Desplaza nuestro cuerpo hacia un mundo en el que la Partita número 1 de Bach no parece la de un único pianista, sino la de muchos. Con cada pulsación, con cada nota, Sokolov parece resumir toda una genética densa y compleja, una cadena de ADN musical y pianístico indescifrable, irreductible a referencias o ejemplos. Es escuchar a Gould tanto como escuchar a alguien que evidentemente no es Gould; es sentir que la Giga no es música, sino un monumento cultural y civilizatorio que ha adoptado caprichosamente el lenguaje de la música para manifestarse, tanto valdría que fuera una tabla flamenca como una arquivolta o una espiga de trigo a la mayor gloria de su hipotético creador, sea este Dios o sea un granjero, que en el caso tanto monta. Todo conduce, todo empuja hacia la música sentida como ese territorio efímero, delicado y aislado en que el mundo y la realidad quedan fuera de nuestro alcance e interés, más allá de un pasillo y una doble puerta, más allá de cualquier calle y cualquier tiempo. No: no me pongo en poeta. Es Sokolov como efecto.

Este músico, como apesadumbrado, sale del camerino al encuentro de la Sonata número 7 de Beethoven. Es un andar patibulario. Y parece que entre Bach y Beethoven el tiempo no haya transcurrido. Hay entre los dos una intimidad casi alquímica, una gran continuidad, y sólo poco a poco nos damos cuenta de una obviedad: Beethoven no es Bach, pero eso es algo que hay que decir y transmitir con calma, persuadiendo, convenciendo, porque tampoco Sokolov es Kempff, ni un siglo se expresa en un estilo de tocar, sino que se esboza en una forma plena de entender la música y hacerla. Bien: el Largo e mesto de la número 7 es abrumador, medularmente beethoveniano, sobrio y calmo, introspectivo quizá, no sabría decirlo. Sokolov no hace Beethoven como una cumbre de la música, sino como un eslabón esencial e imprescindible en la búsqueda de un polo imaginario e inalcanzable, de un destino maldito, pues siempre está por escribir: el destino de la música, experiencia efímera, huidiza hasta el hueso. Hay ansiedad latente bajo Sokolov, una necesidad de respirar, de expresar, de dar salida, de conectar con el auditorio. Hay una ley gravitatoria a la que él, en primer lugar él, sucumbe. Eso le convierte en un pianista de otra era, en un vestigio vivo, en una gloria.

Schubert es más estable y perfilado. Aporta un mundo autónomo, resuelto, pleno.

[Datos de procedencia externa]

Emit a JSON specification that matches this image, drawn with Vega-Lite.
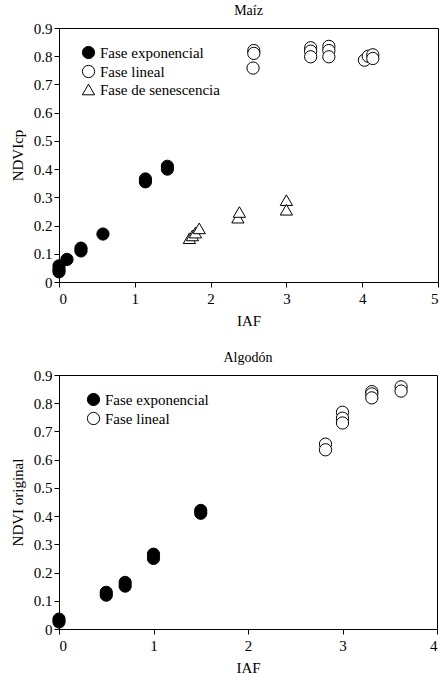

No importan las distancias de cualquier índole entre Beethoven y Schubert, el Andante de la Sonata en la menor vale lo que un siglo. Los silencios, las pausas, son perfectamente arbitrarios pero no son discursivos, son declamatorios, están llenos de contenido y sentido. El Schubert de Sokolov es a la vez respetuoso y cauto, como en esbozo, y rotundo como en una sentencia en firme, y está permanentemente cuestionado, en una exploración racional y a la vez de un valor instintivo casi salvaje. Schubert no implica para Sokolov un estilo de tocar, implica una forma de vida al piano, y por eso la pausa entre la Sonata y los Seis momentos musicales es en realidad una molestia, una convención, un tiempo perdido e irrecuperable, que Sokolov reduce a lo imprescindible. ¿Qué decir de estos Momentos? Schubert parece reexponer Bach, pero explicar Prokofiev. El ciclo del sonido se cierra, más allá incluso de la coherencia del programa, ¿o quizá por encima? Es un bucle ávidamente abierto e insatisfecho, es el ruido eterno y resistente a todo tiempo, es Guilels, pero es Pires, pero es también Brendel, y es cuanto queramos añadir hasta sumar -al menos- las siete letras de Sokolov, de oficio pianista, con sus dedos hundidos en el barro del tiempo y esculpiendo a la vez un esperanzador y liberador manifiesto: siempre es posible escuchar todo por vez primera. No hay dos manzanas iguales, aunque una ley inviolable explique universalmente su caída. Así de sencillo es Sokolov, y así de insondable.